Stepper Motors and Noise
Stepper motors drive every axis of movement, and their drivers determine both precision and noise level. Modern printers use drivers with silent operating modes that make the motors essentially inaudible at low speeds and during standstill. At normal printing speeds, a well-equipped printer hums quietly rather than grinding and whining.
These same drivers also enable sensorless homing, which detects when an axis has reached its endpoint by measuring motor load rather than requiring a physical switch. It’s a small feature, but it simplifies the machine mechanically and eliminates one more thing that can break or go out of alignment. Look for printers that advertise silent drivers, as the difference in daily livability is dramatic if the printer sits anywhere near your workspace.
Build Volume and Enclosure
Build volume is straightforward: bigger lets you print bigger objects. But a 300 x 300 mm bed takes significantly longer to heat, uses more energy, and the printer itself takes up considerably more desk space. Most people find that a 220 to 256 mm cube covers the vast majority of practical prints. Go larger only if you have a specific need for it.

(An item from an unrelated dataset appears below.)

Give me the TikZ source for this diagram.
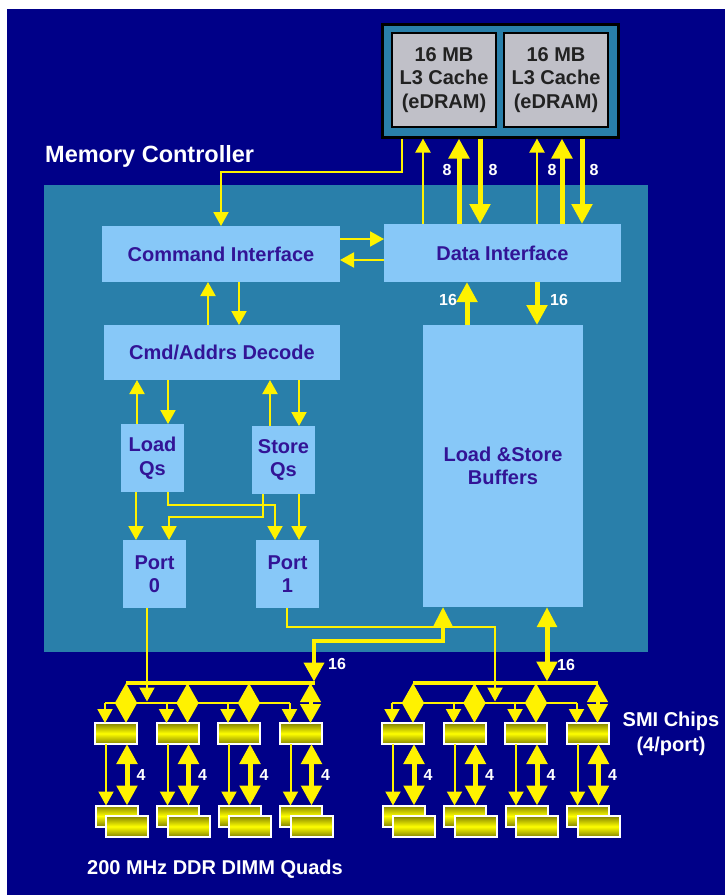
\documentclass[tikz,border=0pt]{standalone}
\usepackage{fontspec}
\setmainfont{Liberation Sans}
\usetikzlibrary{arrows.meta,calc}
\definecolor{navybg}{RGB}{0,0,136}
\definecolor{panel}{RGB}{41,127,170}
\definecolor{lbox}{RGB}{135,200,248}
\definecolor{ink}{RGB}{50,20,150}
\definecolor{cachegray}{RGB}{192,192,200}
\definecolor{cachetxt}{RGB}{34,34,34}
\definecolor{olivec}{RGB}{130,130,0}
\tikzset{
  box/.style={rectangle, fill=lbox, text=ink, font=\bfseries\fontsize{20}{23.5}\selectfont, align=center, inner sep=0pt, outer sep=0pt},
  cachebox/.style={rectangle, fill=cachegray, draw=black, line width=2pt, text=cachetxt, font=\bfseries\fontsize{20}{23.5}\selectfont, align=center, inner sep=0pt, minimum width=104pt, minimum height=94pt},
  chip/.style={rectangle, draw=white, line width=2pt, top color=olivec, bottom color=olivec, middle color=yellow, minimum width=42pt, minimum height=21pt, inner sep=0pt, outer sep=0pt},
  ta/.style={draw=yellow, line width=2pt, -{Triangle[width=15pt,length=14pt]}},
  Ta/.style={draw=yellow, line width=5pt, -{Triangle[width=20pt,length=20pt]}},
  dia/.style={draw=yellow, line width=4pt, {Triangle[width=20pt,length=19pt]}-{Triangle[width=20pt,length=19pt]}},
  dbl/.style={draw=yellow, line width=5pt, {Triangle[width=20pt,length=20pt]}-{Triangle[width=20pt,length=20pt]}},
  bigbus/.style={draw=yellow, line width=4pt},
  smallbus/.style={draw=yellow, line width=2.5pt},
  lab/.style={text=white, font=\bfseries\fontsize{16}{16}\selectfont, inner sep=0pt},
  wtxt/.style={text=white, font=\bfseries\fontsize{20}{24.5}\selectfont, inner sep=0pt, align=center}
}
\begin{document}
\begin{tikzpicture}[x=1pt,y=-1pt]
\useasboundingbox (0,0) rectangle (725,895);
\fill[white] (0,0) rectangle (725,895);
\fill[navybg] (7,9) rectangle (725,895);
\fill[panel] (44,185) rectangle (648,652);

% L3 caches
\node[rectangle, fill=panel, draw=black, line width=3pt, minimum width=236pt, minimum height=113pt, inner sep=0pt] (l3) at (500,80.5) {};
\node[cachebox] (c1) at (444,80) {16 MB\\L3 Cache\\(eDRAM)};
\node[cachebox] (c2) at (556,80) {16 MB\\L3 Cache\\(eDRAM)};

\node[wtxt, anchor=base west] (mc) at (45,162) {\fontsize{23.5}{26}\selectfont Memory Controller};

% controller boxes
\node[box, minimum width=238pt, minimum height=56pt] (ci) at (221,254) {Command Interface};
\node[box, minimum width=237pt, minimum height=58pt] (di) at (502.5,253) {Data Interface};
\node[box, minimum width=236pt, minimum height=55pt] (cad) at (222,352.5) {Cmd/Addrs Decode};
\node[box, minimum width=63pt, minimum height=68pt] (lq) at (152.5,458) {Load\\Qs};
\node[box, minimum width=63pt, minimum height=68pt] (sq) at (283.5,460) {Store\\Qs};
\node[box, minimum width=63pt, minimum height=68pt] (p0) at (154.5,574) {Port\\0};
\node[box, minimum width=63pt, minimum height=68pt] (p1) at (287.5,574) {Port\\1};
\node[box, minimum width=160pt, minimum height=282pt] (lsb) at (503,466) {Load \&Store\\Buffers};

% cache <-> controller
\draw[ta] (402,0 |- l3.south) |- (221,172) -- (221,0 |- ci.north);
\draw[ta] (423,0 |- di.north) -- (423,0 |- l3.south);
\draw[Ta] (459,0 |- di.north) -- (459,0 |- l3.south);
\draw[Ta] (480,0 |- l3.south) -- (480,0 |- di.north);
\draw[ta] (537,0 |- di.north) -- (537,0 |- l3.south);
\draw[Ta] (562,0 |- di.north) -- (562,0 |- l3.south);
\draw[Ta] (582,0 |- l3.south) -- (582,0 |- di.north);
\node[lab] (e1) at (447,170) {8};
\node[lab] (e2) at (493,170) {8};
\node[lab] (e3) at (552,170) {8};
\node[lab] (e4) at (594,170) {8};

% command <-> data
\draw[ta] (ci.east |- 0,239) -- (di.west |- 0,239);
\draw[ta] (di.west |- 0,260) -- (ci.east |- 0,260);
% command <-> decode
\draw[ta] (208,0 |- cad.north) -- (208,0 |- ci.south);
\draw[ta] (239,0 |- ci.south) -- (239,0 |- cad.north);
% decode <-> queues
\draw[ta] (137,0 |- lq.north) -- (137,0 |- cad.south);
\draw[ta] (168,0 |- cad.south) -- (168,0 |- lq.north);
\draw[ta] (270,0 |- sq.north) -- (270,0 |- cad.south);
\draw[ta] (299,0 |- cad.south) -- (299,0 |- sq.north);
% queues -> ports
\draw[ta] (136,0 |- lq.south) -- (136,0 |- p0.north);
\draw[ta] (168,0 |- lq.south) |- (275,505) -- (275,0 |- p1.north);
\draw[ta] (263,0 |- sq.south) |- (169,517) -- (169,0 |- p0.north);
\draw[ta] (299,0 |- sq.south) -- (299,0 |- p1.north);
% data <-> buffers
\draw[Ta] (467,0 |- lsb.north) -- (467,0 |- di.south);
\draw[Ta] (537,0 |- di.south) -- (537,0 |- lsb.north);
\node[lab] (f1) at (448,300) {16};
\node[lab] (f2) at (559,300) {16};

% SMI groups
\foreach \g/\ox in {L/95, R/382} {
  \foreach \i in {0,...,3} {
    \pgfmathsetmacro\lx{\ox+61.5*\i}
    \node[chip] (chip\g\i) at (\lx+21,733.5) {};
    \node[chip] (dimb\g\i) at (\lx+21.5,816) {};
    \node[chip] (dimf\g\i) at (\lx+32,826.5) {};
    \draw[dia] (\lx+31,683) -- (\lx+31,0 |- chip\g\i.north);
    \draw[ta] (\lx+10,703) -- (\lx+10,0 |- chip\g\i.north);
    \draw[ta] (\lx+11,0 |- chip\g\i.south) -- (\lx+11,0 |- dimb\g\i.north);
    \draw[dbl] (\lx+32,0 |- chip\g\i.south) -- (\lx+32,0 |- dimb\g\i.north);
    \node[lab] (four\g\i) at (\lx+46,775) {4};
  }
}
\coordinate (bLa) at (126,683);
\coordinate (bLb) at (315,683);
\coordinate (bRa) at (413,683);
\coordinate (bRb) at (597.5,683);
\draw[bigbus] (bLa) -- (bLb);
\draw[bigbus] (bRa) -- (bRb);
\draw[smallbus] (105,703) -- (289.5,703);
\draw[smallbus] (392,703) -- (576.5,703);

% ports -> SMI
\draw[ta] (147,0 |- p0.south) -- (147,701.5);
\draw[ta] (287,0 |- p1.south) |- (495,627) -- (495,701.5);
% buffers <-> SMI
\draw[draw=yellow, line width=4pt, {Triangle[width=19pt,length=20pt]}-{Triangle[width=20pt,length=19pt]}] (443,0 |- lsb.south) |- (314,641) -- (314,681.5);
\draw[draw=yellow, line width=5pt, {Triangle[width=19pt,length=20pt]}-{Triangle[width=20pt,length=20pt]}] (547,0 |- lsb.south) -- (547,681.5);
\node[lab] (g1) at (337,664) {16};
\node[lab] (g2) at (566,665) {16};

\node[wtxt] (smi) at (671,734) {SMI Chips\\(4/port)};
\node[wtxt] (dimm) at (215,869) {200 MHz DDR DIMM Quads};
\end{tikzpicture}
\end{document}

An enclosure matters more than many buyers realize. A sealed chamber holds heat, which is essential for printing ABS, ASA, and nylon without warping and layer splitting. Even for PLA, an enclosure blocks drafts that can cause uneven cooling. Some printers ship with built-in enclosures, while others are open-frame designs that you can enclose later with aftermarket solutions. If you plan to print anything beyond PLA and PETG, factor enclosure availability into your decision.
Connectivity and Ease of Use
A good printer doesn’t fight you on basic tasks. Wi-Fi connectivity with a web interface or companion app lets you start prints, monitor progress, and adjust settings without walking to the machine. A built-in camera for remote monitoring is a genuinely useful feature, not a gimmick, since catching a failed print early saves hours of wasted time and filament.
Touchscreen interfaces have largely replaced knob-and-LCD setups, and the difference in usability is significant when navigating menus or entering values. Look for a printer that handles firmware updates easily, ideally over the network rather than requiring you to flash an SD card manually. These quality-of-life details don’t show up in spec sheets, but they determine whether you actually enjoy using the machine six months after buying it.